Cerebrium is a serverless infrastructure platform for building and scaling data and AI workloads.

Cerebrium abstracts the infrastructure complexity so you can focus on building AI products users love!

Getting Started

Setting up and deploying an app on Cerebrium takes just a few steps:

1. Install the CLI

pip install cerebrium
cerebrium login  # Redirects to your browser for authentication

2. Initialize a Project

cerebrium init my-first-app
cd my-first-app

This creates a basic project with main.py for app code and cerebrium.toml for configuration. This is was the main.py file contains:

def run(prompt: str):
    print(f"Running on Cerebrium: {prompt}")

    return {"my_result": prompt}

3. Run code remotely

We can then run this function in the cloud and pass it a prompt.

cerebrium run main.py::run --prompt "Hello World!"

Your should see logs that output the prompt you sent in - this is running in the cloud! Let us now turn this into a scalable REST endpoint.

4. Deploy your app

Run the following command:

cerebrium deploy

This will turn the function into a callable endpoint that accepts json parameters (prompt) and can scale to 1000s of requests automatically!

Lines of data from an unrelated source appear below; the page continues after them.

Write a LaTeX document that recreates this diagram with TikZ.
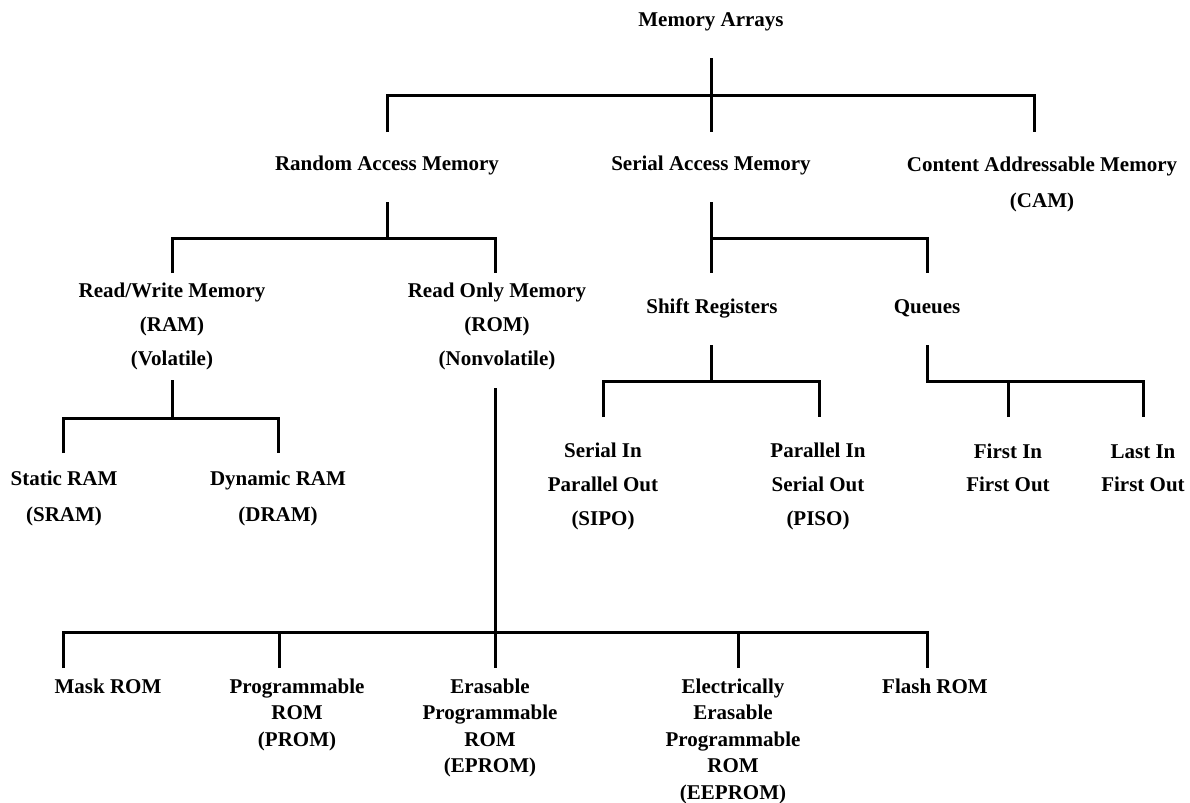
\documentclass[tikz,border=0pt]{standalone}
\usepackage{fontspec}
\setmainfont{Liberation Serif}
\usepackage{tikz}

\tikzset{
  tree/.style={line width=1.5pt},
  lbl/.style={font={\fontsize{10.5}{17}\selectfont\bfseries}, align=center, anchor=base, inner sep=0pt},
  leaf/.style={lbl, font={\fontsize{10.5}{13.25}\selectfont\bfseries}},
}

\begin{document}
\begin{tikzpicture}[x=0.5pt,y=-0.5pt]
	\useasboundingbox (0,0) rectangle (1190,803);

	% labels (placed by the baseline of their last line)
	\node[lbl] (arrays) at (711,26) {Memory Arrays};
	\node[lbl] (ram) at (387,170) {Random Access Memory};
	\node[lbl] (sam) at (711,170) {Serial Access Memory};
	\node[lbl, font={\fontsize{10.5}{18}\selectfont\bfseries}] (cam) at (1042,207) {Content Addressable Memory\\(CAM)};
	\node[lbl] (rw) at (172,365) {Read/Write Memory\\(RAM)\\(Volatile)};
	\node[lbl] (rom) at (497,365) {Read Only Memory\\(ROM)\\(Nonvolatile)};
	\node[lbl] (shift) at (712,313) {Shift Registers};
	\node[lbl] (queues) at (927,313) {Queues};
	\node[lbl, font={\fontsize{10.5}{18}\selectfont\bfseries}] (sram) at (64,521) {Static RAM\\(SRAM)};
	\node[lbl, font={\fontsize{10.5}{18}\selectfont\bfseries}] (dram) at (278,521) {Dynamic RAM\\(DRAM)};
	\node[lbl] (sipo) at (603,525) {Serial In\\Parallel Out\\(SIPO)};
	\node[lbl] (piso) at (818,525) {Parallel In\\Serial Out\\(PISO)};
	\node[lbl, font={\fontsize{10.5}{16.5}\selectfont\bfseries}] (fifo) at (1008,491) {First In\\First Out};
	\node[lbl, font={\fontsize{10.5}{16.5}\selectfont\bfseries}] (lifo) at (1143,491) {Last In\\First Out};
	\node[leaf] (mask) at (108,693) {Mask ROM};
	\node[leaf] (prom) at (297,746) {Programmable\\ROM\\(PROM)};
	\node[leaf] (eprom) at (490,772.5) {Erasable\\Programmable\\ROM\\(EPROM)};
	\node[leaf] (eeprom) at (733,799) {Electrically\\Erasable\\Programmable\\ROM\\(EEPROM)};
	\node[leaf] (flash) at (935,693) {Flash ROM};

	% forks and stub ends
	\coordinate (arrays-s) at (711,58);
	\coordinate (arrays-f) at (711,95);
	\coordinate (ram-n) at (387,132);
	\coordinate (sam-n) at (711,132);
	\coordinate (cam-n) at (1034,132);
	\coordinate (ram-s) at (387,202);
	\coordinate (rw-n) at (172,273);
	\coordinate (rom-n) at (495,273);
	\coordinate (sam-s) at (711,202);
	\coordinate (sam-f) at (711,238);
	\coordinate (shift-n) at (711,273);
	\coordinate (queues-n) at (927,273);
	\coordinate (rw-s) at (172,380);
	\coordinate (sram-n) at (63,453);
	\coordinate (dram-n) at (278,453);
	\coordinate (shift-s) at (711,345);
	\coordinate (sipo-n) at (603,417);
	\coordinate (piso-n) at (819,417);
	\coordinate (queues-s) at (927,345);
	\coordinate (queues-f) at (927,381);
	\coordinate (fifo-n) at (1008,417);
	\coordinate (lifo-n) at (1143,417);
	\coordinate (rom-s) at (495,388);
	\coordinate (mask-n) at (63,668);
	\coordinate (prom-n) at (279,668);
	\coordinate (eprom-n) at (495,668);
	\coordinate (eeprom-n) at (738,668);
	\coordinate (flash-n) at (927,668);

	% Memory Arrays
	\draw[tree] (arrays-s) -- (sam-n);
	\draw[tree] (ram-n) |- (arrays-f) -| (cam-n);
	% Random Access Memory
	\draw[tree] (ram-s) -- (ram-s |- 0,238);
	\draw[tree] (rw-n) |- (ram-s |- 0,238) -| (rom-n);
	% Serial Access Memory
	\draw[tree] (sam-s) -- (shift-n);
	\draw[tree] (sam-f) -| (queues-n);
	% Read/Write Memory
	\draw[tree] (rw-s) -- (rw-s |- 0,418);
	\draw[tree] (sram-n) |- (rw-s |- 0,418) -| (dram-n);
	% Shift Registers
	\draw[tree] (shift-s) -- (shift-s |- 0,381);
	\draw[tree] (sipo-n) |- (shift-s |- 0,381) -| (piso-n);
	% Queues
	\draw[tree] (queues-s) -- (queues-f) -| (lifo-n);
	\draw[tree] (fifo-n) -- (fifo-n |- queues-f);
	% Read Only Memory
	\draw[tree] (rom-s) -- (eprom-n);
	\draw[tree] (mask-n) |- (eprom-n |- 0,632) -| (flash-n);
	\foreach \leafpt in {prom-n,eeprom-n}
		\draw[tree] (\leafpt) -- (\leafpt |- 0,632);
\end{tikzpicture}
\end{document}
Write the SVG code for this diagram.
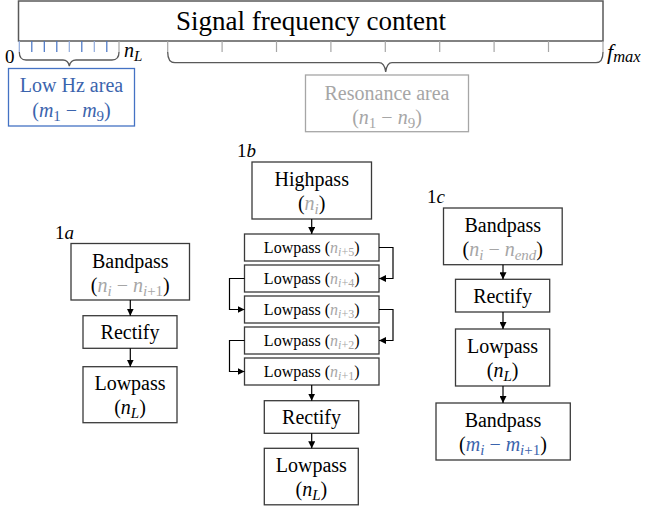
<svg xmlns="http://www.w3.org/2000/svg" width="647" height="509" viewBox="0 0 647 509" font-family="'Liberation Serif', 'DejaVu Serif', serif">
<defs>
<style>
.t{font-family:'Liberation Serif','DejaVu Serif',serif;fill:#000}
.v{font-style:italic}
.g{fill:#A6A6A6}
.bl{fill:#3B64AD}
.s{font-size:75%}
.box{fill:#fff;stroke:#3a3a3a;stroke-width:1.3}
.cn{fill:none;stroke:#000;stroke-width:1.2}
.br{fill:none;stroke:#595959;stroke-width:1.3}
</style>
<marker id="ah" viewBox="0 0 8 8" refX="8" refY="4" markerWidth="7" markerHeight="7" markerUnits="userSpaceOnUse" orient="auto">
<path d="M0,0 L8,4 L0,8 z" fill="#000"/>
</marker>
</defs>
<rect width="647" height="509" fill="#fff"/>

<g id="spectrum">
<rect x="18.5" y="1" width="584.5" height="40" fill="#fff" stroke="#595959" stroke-width="1.5"/>
<text class="t" x="311" y="30" font-size="27" text-anchor="middle">Signal frequency content</text>
<g stroke-width="1.2">
<line x1="19.3" y1="41" x2="19.3" y2="52" stroke="#8FAADC"/>
<line x1="31.8" y1="41" x2="31.8" y2="52" stroke="#4472C4"/>
<line x1="44.3" y1="41" x2="44.3" y2="52" stroke="#4472C4"/>
<line x1="56.8" y1="41" x2="56.8" y2="52" stroke="#4472C4"/>
<line x1="69.3" y1="41" x2="69.3" y2="52" stroke="#8FAADC"/>
<line x1="81.8" y1="41" x2="81.8" y2="52" stroke="#4472C4"/>
<line x1="94.3" y1="41" x2="94.3" y2="52" stroke="#8FAADC"/>
<line x1="106.8" y1="41" x2="106.8" y2="52" stroke="#4472C4"/>
<line x1="119" y1="41" x2="119" y2="52" stroke="#A6A6A6"/>
</g>
<g stroke="#A6A6A6" stroke-width="1.2">
<line x1="167.7" y1="41" x2="167.7" y2="52"/>
<line x1="222.1" y1="41" x2="222.1" y2="52"/>
<line x1="276.5" y1="41" x2="276.5" y2="52"/>
<line x1="330.9" y1="41" x2="330.9" y2="52"/>
<line x1="385.3" y1="41" x2="385.3" y2="52"/>
<line x1="439.7" y1="41" x2="439.7" y2="52"/>
<line x1="494.1" y1="41" x2="494.1" y2="52"/>
<line x1="548.5" y1="41" x2="548.5" y2="52"/>
<line x1="603" y1="41" x2="603" y2="52"/>
</g>
<path class="br" d="M19.3,52 Q19.3,60 26,60 L63,60 Q68,60 69.3,66 Q70.6,60 76,60 L112,60 Q119,60 119,52"/>
<path class="br" d="M167.7,52 Q167.7,62.7 175,62.7 L379,62.7 Q384.5,62.7 385.7,72 Q386.9,62.7 392,62.7 L596,62.7 Q603,62.7 603,52"/>
<text class="t" x="5" y="63" font-size="19">0</text>
<text class="t" x="124" y="57" font-size="20"><tspan class="v">n</tspan><tspan class="s v" dy="4">L</tspan></text>
<text class="t" x="607" y="59" font-size="22"><tspan class="v">f</tspan><tspan class="s v" dy="3">max</tspan></text>
</g>

<g id="lowhz">
<rect x="8.5" y="68.5" width="126" height="57.5" fill="#fff" stroke="#4472C4" stroke-width="1.3"/>
<text class="t bl" x="71.5" y="91.5" font-size="20" text-anchor="middle">Low Hz area</text>
<text class="t bl" x="71.5" y="117" font-size="20" text-anchor="middle">(<tspan class="v">m</tspan><tspan class="s" dy="4">1</tspan><tspan dy="-4"> − </tspan><tspan class="v">m</tspan><tspan class="s" dy="4">9</tspan><tspan dy="-4">)</tspan></text>
</g>

<g id="resonance">
<rect x="305.5" y="75" width="163" height="56.7" fill="#fff" stroke="#A6A6A6" stroke-width="1.3"/>
<text class="t g" x="387" y="99.5" font-size="20" text-anchor="middle">Resonance area</text>
<text class="t g" x="387" y="124" font-size="20" text-anchor="middle">(<tspan class="v">n</tspan><tspan class="s" dy="4">1</tspan><tspan dy="-4"> − </tspan><tspan class="v">n</tspan><tspan class="s" dy="4">9</tspan><tspan dy="-4">)</tspan></text>
</g>

<g id="label-1a"><text class="t" x="55" y="239" font-size="19">1<tspan class="v">a</tspan></text></g>
<g id="label-1b"><text class="t" x="237" y="157" font-size="19">1<tspan class="v">b</tspan></text></g>
<g id="label-1c"><text class="t" x="427" y="203" font-size="19">1<tspan class="v">c</tspan></text></g>

<g id="a-bandpass">
<rect class="box" x="71" y="243.5" width="118.5" height="56.5"/>
<text class="t" x="130.3" y="268" font-size="20" text-anchor="middle">Bandpass</text>
<text class="t" x="130.3" y="292" font-size="20" text-anchor="middle">(<tspan class="g"><tspan class="v">n</tspan><tspan class="s v" dy="4">i</tspan><tspan dy="-4"> − </tspan><tspan class="v">n</tspan><tspan class="s v" dy="4">i</tspan><tspan class="s">+1</tspan></tspan><tspan dy="-4">)</tspan></text>
</g>
<g id="a-rectify">
<rect class="box" x="83" y="315.7" width="94" height="32.6"/>
<text class="t" x="130" y="339" font-size="20" text-anchor="middle">Rectify</text>
</g>
<g id="a-lowpass">
<rect class="box" x="83" y="366.7" width="94" height="56"/>
<text class="t" x="130" y="390" font-size="20" text-anchor="middle">Lowpass</text>
<text class="t" x="130" y="414" font-size="20" text-anchor="middle">(<tspan class="v">n</tspan><tspan class="s v" dy="4">L</tspan><tspan dy="-4">)</tspan></text>
</g>

<g id="b-highpass">
<rect class="box" x="252" y="162" width="119.5" height="57"/>
<text class="t" x="311.7" y="186" font-size="20" text-anchor="middle">Highpass</text>
<text class="t" x="311.7" y="210" font-size="20" text-anchor="middle">(<tspan class="g v">n</tspan><tspan class="g s v" dy="4">i</tspan><tspan dy="-4">)</tspan></text>
</g>
<g id="b-lp5">
<rect class="box" x="244.5" y="234" width="134.5" height="27"/>
<text class="t" x="311.7" y="253" font-size="16" text-anchor="middle">Lowpass (<tspan class="g v">n</tspan><tspan class="g s v" dy="3">i</tspan><tspan class="g s">+5</tspan><tspan dy="-3">)</tspan></text>
</g>
<g id="b-lp4">
<rect class="box" x="244.5" y="265" width="134.5" height="27"/>
<text class="t" x="311.7" y="284" font-size="16" text-anchor="middle">Lowpass (<tspan class="g v">n</tspan><tspan class="g s v" dy="3">i</tspan><tspan class="g s">+4</tspan><tspan dy="-3">)</tspan></text>
</g>
<g id="b-lp3">
<rect class="box" x="244.5" y="296" width="134.5" height="27"/>
<text class="t" x="311.7" y="315" font-size="16" text-anchor="middle">Lowpass (<tspan class="g v">n</tspan><tspan class="g s v" dy="3">i</tspan><tspan class="g s">+3</tspan><tspan dy="-3">)</tspan></text>
</g>
<g id="b-lp2">
<rect class="box" x="244.5" y="327" width="134.5" height="27"/>
<text class="t" x="311.7" y="346" font-size="16" text-anchor="middle">Lowpass (<tspan class="g v">n</tspan><tspan class="g s v" dy="3">i</tspan><tspan class="g s">+2</tspan><tspan dy="-3">)</tspan></text>
</g>
<g id="b-lp1">
<rect class="box" x="244.5" y="358" width="134.5" height="27"/>
<text class="t" x="311.7" y="377" font-size="16" text-anchor="middle">Lowpass (<tspan class="g v">n</tspan><tspan class="g s v" dy="3">i</tspan><tspan class="g s">+1</tspan><tspan dy="-3">)</tspan></text>
</g>
<g id="b-rectify">
<rect class="box" x="264.3" y="400.7" width="94.4" height="32.6"/>
<text class="t" x="311.5" y="424" font-size="20" text-anchor="middle">Rectify</text>
</g>
<g id="b-lowpass">
<rect class="box" x="264.3" y="448.3" width="94" height="56.5"/>
<text class="t" x="311.3" y="472" font-size="20" text-anchor="middle">Lowpass</text>
<text class="t" x="311.3" y="496" font-size="20" text-anchor="middle">(<tspan class="v">n</tspan><tspan class="s v" dy="4">L</tspan><tspan dy="-4">)</tspan></text>
</g>

<g id="c-bandpass">
<rect class="box" x="443.5" y="208" width="118.7" height="56.7"/>
<text class="t" x="502.8" y="232" font-size="20" text-anchor="middle">Bandpass</text>
<text class="t" x="502.8" y="256" font-size="20" text-anchor="middle">(<tspan class="g"><tspan class="v">n</tspan><tspan class="s v" dy="4">i</tspan><tspan dy="-4"> − </tspan><tspan class="v">n</tspan><tspan class="s v" dy="4">end</tspan></tspan><tspan dy="-4">)</tspan></text>
</g>
<g id="c-rectify">
<rect class="box" x="455.5" y="279.3" width="94.2" height="32.7"/>
<text class="t" x="502.6" y="303" font-size="20" text-anchor="middle">Rectify</text>
</g>
<g id="c-lowpass">
<rect class="box" x="455.5" y="329" width="94.2" height="57"/>
<text class="t" x="502.6" y="353" font-size="20" text-anchor="middle">Lowpass</text>
<text class="t" x="502.6" y="377" font-size="20" text-anchor="middle">(<tspan class="v">n</tspan><tspan class="s v" dy="4">L</tspan><tspan dy="-4">)</tspan></text>
</g>
<g id="c-bandpass2">
<rect class="box" x="436" y="403" width="134.3" height="57"/>
<text class="t" x="503" y="427" font-size="20" text-anchor="middle">Bandpass</text>
<text class="t" x="503" y="451" font-size="20" text-anchor="middle">(<tspan class="bl"><tspan class="v">m</tspan><tspan class="s v" dy="4">i</tspan><tspan dy="-4"> − </tspan><tspan class="v">m</tspan><tspan class="s v" dy="4">i</tspan><tspan class="s">+1</tspan></tspan><tspan dy="-4">)</tspan></text>
</g>

<g id="connectors">
<line class="cn" x1="130.3" y1="300" x2="130.3" y2="315.7" marker-end="url(#ah)"/>
<line class="cn" x1="130.3" y1="348.3" x2="130.3" y2="366.7" marker-end="url(#ah)"/>
<line class="cn" x1="311.7" y1="219" x2="311.7" y2="234" marker-end="url(#ah)"/>
<polyline class="cn" points="379,247.5 393,247.5 393,278.5 379,278.5" marker-end="url(#ah)"/>
<polyline class="cn" points="244.5,278.5 229.5,278.5 229.5,309.5 244.5,309.5" marker-end="url(#ah)"/>
<polyline class="cn" points="379,309.5 393,309.5 393,340.5 379,340.5" marker-end="url(#ah)"/>
<polyline class="cn" points="244.5,340.5 229.5,340.5 229.5,371.5 244.5,371.5" marker-end="url(#ah)"/>
<line class="cn" x1="311.7" y1="385" x2="311.7" y2="400.7" marker-end="url(#ah)"/>
<line class="cn" x1="311.7" y1="433.3" x2="311.7" y2="448.3" marker-end="url(#ah)"/>
<line class="cn" x1="503" y1="264.7" x2="503" y2="279.3" marker-end="url(#ah)"/>
<line class="cn" x1="503" y1="312" x2="503" y2="329" marker-end="url(#ah)"/>
<line class="cn" x1="503" y1="386" x2="503" y2="403" marker-end="url(#ah)"/>
</g>
</svg>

Once deployed, an app becomes callable through a POST endpoint https://api.cortex.cerebrium.ai/v4/{project-id}/{app-name}/{function-name} and takes a json parameter, prompt

Great! You made it! Join our Community Discord for support and updates.

How It Works

Cerebrium uses containerization to ensure consistent environments and reliable scaling for apps. When code is deployed, Cerebrium packages it with all necessary dependencies into a container image. This image serves as a blueprint for creating instances that handle incoming requests. The system automatically manages scaling, creating new instances when traffic increases and removing them during quiet periods.

For a detailed explanation of how Cerebrium builds and manages container images, see our Defining Container Images Guide.

Content-Aware Storage forms the foundation of Cerebrium’s speed. This system intelligently manages container images by understanding their content structure. When launching new instances, it pulls only the specific files. This targeted approach significantly reduces cold start times and optimizes resource usage.